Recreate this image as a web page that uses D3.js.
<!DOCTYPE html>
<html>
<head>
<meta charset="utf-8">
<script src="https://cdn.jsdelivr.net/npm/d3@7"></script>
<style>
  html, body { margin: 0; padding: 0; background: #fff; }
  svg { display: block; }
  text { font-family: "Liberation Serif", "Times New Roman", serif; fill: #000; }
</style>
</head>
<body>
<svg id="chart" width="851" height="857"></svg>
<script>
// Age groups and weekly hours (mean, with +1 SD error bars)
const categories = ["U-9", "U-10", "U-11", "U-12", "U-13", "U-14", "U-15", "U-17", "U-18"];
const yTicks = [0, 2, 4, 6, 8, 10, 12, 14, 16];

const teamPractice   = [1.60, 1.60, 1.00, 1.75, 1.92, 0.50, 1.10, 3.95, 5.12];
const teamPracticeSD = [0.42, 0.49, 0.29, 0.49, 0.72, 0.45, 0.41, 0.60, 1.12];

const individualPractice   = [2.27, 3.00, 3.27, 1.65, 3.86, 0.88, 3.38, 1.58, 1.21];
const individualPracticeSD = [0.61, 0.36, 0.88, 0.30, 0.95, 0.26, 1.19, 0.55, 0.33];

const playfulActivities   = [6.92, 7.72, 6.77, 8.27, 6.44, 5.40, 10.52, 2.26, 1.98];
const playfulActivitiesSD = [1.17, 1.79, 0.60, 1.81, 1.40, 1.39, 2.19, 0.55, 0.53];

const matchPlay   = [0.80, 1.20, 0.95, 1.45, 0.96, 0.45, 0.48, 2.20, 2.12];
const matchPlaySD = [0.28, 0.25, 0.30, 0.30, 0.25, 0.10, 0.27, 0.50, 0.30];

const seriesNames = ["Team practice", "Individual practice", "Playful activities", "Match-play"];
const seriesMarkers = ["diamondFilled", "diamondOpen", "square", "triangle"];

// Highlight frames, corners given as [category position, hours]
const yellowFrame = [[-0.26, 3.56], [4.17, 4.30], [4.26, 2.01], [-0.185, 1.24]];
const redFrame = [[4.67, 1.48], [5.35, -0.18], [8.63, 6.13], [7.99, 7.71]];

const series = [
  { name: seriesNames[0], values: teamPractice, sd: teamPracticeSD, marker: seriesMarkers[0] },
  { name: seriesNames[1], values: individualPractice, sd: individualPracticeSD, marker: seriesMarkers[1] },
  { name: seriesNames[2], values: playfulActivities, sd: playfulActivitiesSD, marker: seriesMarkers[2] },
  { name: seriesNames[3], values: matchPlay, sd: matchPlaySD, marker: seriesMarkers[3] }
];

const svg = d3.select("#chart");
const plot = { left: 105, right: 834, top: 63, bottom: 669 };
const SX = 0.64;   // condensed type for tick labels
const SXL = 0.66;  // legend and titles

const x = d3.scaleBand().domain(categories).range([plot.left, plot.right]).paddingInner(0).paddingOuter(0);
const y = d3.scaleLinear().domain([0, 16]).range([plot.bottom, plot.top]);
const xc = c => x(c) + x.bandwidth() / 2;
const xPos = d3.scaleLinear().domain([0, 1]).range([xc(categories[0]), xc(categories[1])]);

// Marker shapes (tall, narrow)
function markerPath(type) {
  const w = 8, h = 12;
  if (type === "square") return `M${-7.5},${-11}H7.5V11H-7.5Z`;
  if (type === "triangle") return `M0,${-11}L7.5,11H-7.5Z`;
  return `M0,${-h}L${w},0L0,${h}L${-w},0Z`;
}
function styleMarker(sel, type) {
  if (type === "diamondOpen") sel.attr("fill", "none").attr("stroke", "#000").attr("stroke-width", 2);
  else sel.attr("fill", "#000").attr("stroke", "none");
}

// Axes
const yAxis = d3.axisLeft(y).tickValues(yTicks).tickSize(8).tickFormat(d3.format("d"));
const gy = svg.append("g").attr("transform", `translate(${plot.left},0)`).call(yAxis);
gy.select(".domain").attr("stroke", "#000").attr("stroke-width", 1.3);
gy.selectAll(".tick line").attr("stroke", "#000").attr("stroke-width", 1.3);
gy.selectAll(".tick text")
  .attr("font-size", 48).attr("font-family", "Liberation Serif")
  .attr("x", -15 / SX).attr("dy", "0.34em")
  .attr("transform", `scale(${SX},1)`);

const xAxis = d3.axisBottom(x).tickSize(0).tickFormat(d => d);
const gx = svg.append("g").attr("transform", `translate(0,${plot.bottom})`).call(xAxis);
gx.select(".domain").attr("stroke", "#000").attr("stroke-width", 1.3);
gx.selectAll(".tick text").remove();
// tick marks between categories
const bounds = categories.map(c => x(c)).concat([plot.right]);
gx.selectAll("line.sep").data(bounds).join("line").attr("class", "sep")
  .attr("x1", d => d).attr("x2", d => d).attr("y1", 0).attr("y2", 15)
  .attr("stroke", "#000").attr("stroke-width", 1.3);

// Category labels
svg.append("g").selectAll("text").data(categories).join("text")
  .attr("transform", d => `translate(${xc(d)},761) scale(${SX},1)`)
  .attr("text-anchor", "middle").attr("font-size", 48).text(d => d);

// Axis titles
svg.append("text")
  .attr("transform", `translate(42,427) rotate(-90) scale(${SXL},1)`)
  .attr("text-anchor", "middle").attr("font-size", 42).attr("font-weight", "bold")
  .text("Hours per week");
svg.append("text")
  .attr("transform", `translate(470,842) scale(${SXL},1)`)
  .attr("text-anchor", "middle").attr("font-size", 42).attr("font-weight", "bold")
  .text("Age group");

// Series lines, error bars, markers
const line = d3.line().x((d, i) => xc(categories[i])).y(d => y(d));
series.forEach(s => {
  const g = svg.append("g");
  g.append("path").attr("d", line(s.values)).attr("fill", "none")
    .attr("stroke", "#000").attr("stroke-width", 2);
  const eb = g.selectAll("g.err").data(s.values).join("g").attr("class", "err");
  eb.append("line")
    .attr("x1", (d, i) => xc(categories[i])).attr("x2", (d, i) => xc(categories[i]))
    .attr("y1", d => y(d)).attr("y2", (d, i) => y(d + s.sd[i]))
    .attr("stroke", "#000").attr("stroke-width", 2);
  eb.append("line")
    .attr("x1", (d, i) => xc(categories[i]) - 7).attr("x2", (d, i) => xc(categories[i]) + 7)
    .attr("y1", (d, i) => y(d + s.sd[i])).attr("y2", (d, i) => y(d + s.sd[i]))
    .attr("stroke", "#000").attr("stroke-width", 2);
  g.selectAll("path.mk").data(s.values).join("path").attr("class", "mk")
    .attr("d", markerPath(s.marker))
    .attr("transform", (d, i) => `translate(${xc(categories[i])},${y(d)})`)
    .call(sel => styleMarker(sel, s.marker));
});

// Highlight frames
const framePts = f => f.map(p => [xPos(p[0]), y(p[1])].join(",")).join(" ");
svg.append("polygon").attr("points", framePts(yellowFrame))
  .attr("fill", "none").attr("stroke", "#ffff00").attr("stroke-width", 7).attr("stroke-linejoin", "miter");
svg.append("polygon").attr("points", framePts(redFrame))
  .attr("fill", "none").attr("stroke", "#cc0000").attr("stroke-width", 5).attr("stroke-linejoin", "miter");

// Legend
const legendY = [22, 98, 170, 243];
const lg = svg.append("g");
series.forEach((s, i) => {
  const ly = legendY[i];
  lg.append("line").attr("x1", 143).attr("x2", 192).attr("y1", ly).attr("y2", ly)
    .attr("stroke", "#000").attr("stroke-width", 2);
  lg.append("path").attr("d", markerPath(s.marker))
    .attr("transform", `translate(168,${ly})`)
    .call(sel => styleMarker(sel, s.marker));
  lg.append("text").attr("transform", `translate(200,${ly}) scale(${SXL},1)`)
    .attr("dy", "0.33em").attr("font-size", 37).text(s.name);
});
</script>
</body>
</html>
☆ ☆ ☆ ☆ ☆
## Aim of the task
Copy out the listing above, line by line and exactly, from its first line to the line holding "12, 14, 16];", inclusive.

## Exercise solution
Recreate this image as a web page that uses D3.js.
<!DOCTYPE html>
<html>
<head>
<meta charset="utf-8">
<script src="https://cdn.jsdelivr.net/npm/d3@7"></script>
<style>
  html, body { margin: 0; padding: 0; background: #fff; }
  svg { display: block; }
  text { font-family: "Liberation Serif", "Times New Roman", serif; fill: #000; }
</style>
</head>
<body>
<svg id="chart" width="851" height="857"></svg>
<script>
// Age groups and weekly hours (mean, with +1 SD error bars)
const categories = ["U-9", "U-10", "U-11", "U-12", "U-13", "U-14", "U-15", "U-17", "U-18"];
const yTicks = [0, 2, 4, 6, 8, 10, 12, 14, 16];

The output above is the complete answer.